【ポケット探索】CASTpを使ったタンパク質結合サイトの探索【in silico創薬】

Castp

本記事はin silico創薬におけるタンパク質のポケット探索の記事です。CASTpと呼ばれるツールを用いて、実際にタンパク質のくぼみ(ポケット)を探索し、薬剤の結合しうる場所を予測します。この記事を学ぶと、タンパク質のポケットが理解でき、分子ドッキングやin silicoスクリーニングに役立ちます。ぜひトライしてみてください。

動作検証済み環境

macOS Ventura(13.2.1), UCSF Chimera-1.17.3-mac64

目次

CASTpとは


CASTpは「Computationally Automated Sites of Topological Pockets」と呼ばれるシステムで、タンパク質のポケット(タンパク質の表面にあるくぼみや穴のこと)やキャビティ(ンパク質の内部にある閉じた空間で、外部の溶媒がアクセスできない部分)を計算し、識別するためのツールです。

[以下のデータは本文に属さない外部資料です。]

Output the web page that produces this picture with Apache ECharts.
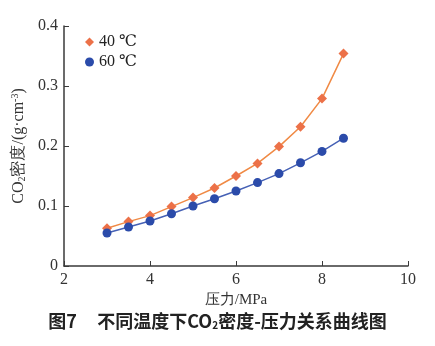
<!DOCTYPE html>
<html>
<head>
<meta charset="utf-8">
<script src="https://cdn.jsdelivr.net/npm/echarts@6/dist/echarts.min.js"></script>
<style>
  html, body { margin: 0; padding: 0; background: #fff; }
  #chart { width: 435px; height: 346px; }
</style>
</head>
<body>
<div id="chart"></div>
<script>
// Pressure (MPa) and CO2 density (g/cm3) at two temperatures
const pressure = [3, 3.5, 4, 4.5, 5, 5.5, 6, 6.5, 7, 7.5, 8, 8.5];
const density40 = [0.063, 0.074, 0.084, 0.099, 0.114, 0.130, 0.150, 0.171, 0.199, 0.232, 0.279, 0.354];
const density60 = [0.055, 0.065, 0.075, 0.087, 0.100, 0.112, 0.125, 0.139, 0.154, 0.172, 0.191, 0.213];
const seriesNames = ['40 ℃', '60 ℃'];
const xTicks = [2, 4, 6, 8, 10];
const yTicks = [0, 0.1, 0.2, 0.3, 0.4];

const serif = '"Liberation Serif", "DejaVu Serif", serif';
const axisColor = '#3a3a3a';

const pairs = (ys) => pressure.map((p, i) => [p, ys[i]]);

const chart = echarts.init(document.getElementById('chart'));
chart.setOption({
  animation: false,
  backgroundColor: '#fff',
  grid: { left: 64, right: 27, top: 26, bottom: 80 },
  legend: {
    left: 80, top: 29, orient: 'vertical', itemGap: 4,
    itemWidth: 9, itemHeight: 9,
    textStyle: { fontFamily: serif, fontSize: 16, color: '#222' },
    data: [
      { name: seriesNames[0], icon: 'diamond', itemStyle: { color: '#EC7148' } },
      { name: seriesNames[1], icon: 'circle', itemStyle: { color: '#2B4BAA' } }
    ]
  },
  xAxis: {
    type: 'value', min: xTicks[0], max: xTicks[xTicks.length - 1], interval: 2,
    name: '压力/MPa', nameLocation: 'middle', nameGap: 25,
    nameTextStyle: { fontFamily: serif, fontSize: 15, color: '#333' },
    axisLine: { show: true, lineStyle: { color: axisColor, width: 1.5 } },
    axisTick: { show: true, inside: true, length: 5, lineStyle: { color: axisColor } },
    axisLabel: { fontFamily: serif, fontSize: 16, color: '#333', margin: 6 },
    splitLine: { show: false }
  },
  yAxis: {
    type: 'value', min: yTicks[0], max: yTicks[yTicks.length - 1], interval: 0.1,
    name: '{n|CO}{sub|2}{n|密度/(g·cm}{sup|-3}{n|)}',
    nameLocation: 'middle', nameGap: 34, nameRotate: 90,
    nameTextStyle: {
      rich: {
        n: { fontFamily: serif, fontSize: 16, color: '#333' },
        sub: { fontFamily: serif, fontSize: 10, color: '#333', verticalAlign: 'bottom', padding: [7, 0, 0, 0] },
        sup: { fontFamily: serif, fontSize: 10, color: '#333', verticalAlign: 'top', padding: [0, 0, 7, 0] }
      }
    },
    axisLine: { show: true, lineStyle: { color: axisColor, width: 1.5 } },
    axisTick: { show: true, inside: true, length: 5, lineStyle: { color: axisColor } },
    axisLabel: {
      fontFamily: serif, fontSize: 16, color: '#333', margin: 6,
      formatter: (v) => (v === 0 ? '0' : v.toFixed(1))
    },
    splitLine: { show: false }
  },
  series: [
    {
      name: seriesNames[0], type: 'line', data: pairs(density40),
      symbol: 'diamond', symbolSize: 10,
      lineStyle: { color: '#F08A45', width: 1.5 },
      itemStyle: { color: '#EC7148' }
    },
    {
      name: seriesNames[1], type: 'line', data: pairs(density60),
      symbol: 'circle', symbolSize: 9,
      lineStyle: { color: '#4661B5', width: 1.5 },
      itemStyle: { color: '#2B4BAA' }
    }
  ],
  graphic: [{
    type: 'text', left: 'center', top: 312,
    style: {
      text: '{b|图7     不同温度下CO}{s|2}{b|密度-压力关系曲线图}',
      rich: {
        b: { fontFamily: '"Noto Sans CJK SC", sans-serif', fontSize: 18, fontWeight: 'bold', fill: '#222' },
        s: { fontFamily: '"Noto Sans CJK SC", sans-serif', fontSize: 10, fontWeight: 'bold', fill: '#222', verticalAlign: 'bottom', padding: [9, 0, 0, 0] }
      }
    }
  }]
});
</script>
</body>
</html>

CASTpは、タンパク質の3D構造から特定の部分を抽出し、科学者がタンパク質の機能や反応の仕組みを理解するのを助けます。

詳しい説明についてはこちらをご覧ください。


タンパク質の下準備

今回の扱うタンパク質はsodium glucose transporter 2(SGLT2)(PDB:7VSI)になります。

SGLT2(ナトリウム-グルコース共輸送体2)は、糖尿病治療における魅力的な薬物標的です。この輸送体は、腎臓の尿細管でグルコースの再吸収を促進する役割を持ちます。SGLT2阻害剤はこのプロセスを抑制し、尿中に糖を排出させることで血糖を下げます。このメカニズムにより、インスリンに依存せずに血糖コントロールが可能となるため、特に2型糖尿病患者に有効です。またSGLT2阻害剤の一つであるフォシーがは痩せ薬としても知られています。

以下の順でタンパク質の下準備を行なってください。

  1. 既に結合している低分子については消去します。上部タブのDisplay→Sequenceより配列を出します。
  2. アミノ酸配列の後ろに書いてある低分子を選択し、(sele)→Action→Remove atomsで低分子を消去します。
  3. 最後にタンパク質をpdbファイルで保存します。

CASTpによるポケット探索


まずはCASTpにアクセスします。

Calculationのタブにいき、先ほど作成したPDBファイルをアップロードします。

そのあと、自身のメールを書いて、SUBMIT!を押してください。

結果


解析が完了すると、メールが来るので、開いてみてください。

なぜか私の場合はメールが来ずに、すぐに結果が見れました。

デフォルトで最も大きいポケットが表示されています。

左上のSHOW POCKETSを押すと、タンパク質の様々なポケットが表示されます。

試しに上位三つを選択して、色をつけてみましょう。

赤が一番大きいポケットで、青が二番目に大きいポケット、緑が三番目に大きいポケットです。

Showにチェックを入れて、右下のUpdateを押します。

またDownloadを押すと、PymolやChimeraで開けるファイルがダウンロードできます。

ポケットの可視化


UCSF Chimeraで開いてみます。

試しにポケットを一番大きいポケットを見てみると以下のようになりました。

さらに左上のFileFetch by ID を押すと、PDB IDからタンパク質を表示することができます。リガンド付きの元のファイル(PDB:7VSI)を記入し、Fetch を押してみましょう。

少し見えにくいですが、元々のリガンドがポケットの奥の方にあるのがわかります。

最後に


このポケット探索はPyRxAuto DockによるスクリーニングのGrid Boxを決める際に役に立ちます。Grid Boxを予め決めることによって、目的の場所に結合する低分子をスクリーニングできます。ぜひこれらもCastpを使って、目的のポケットに結合する低分子を探してみてください!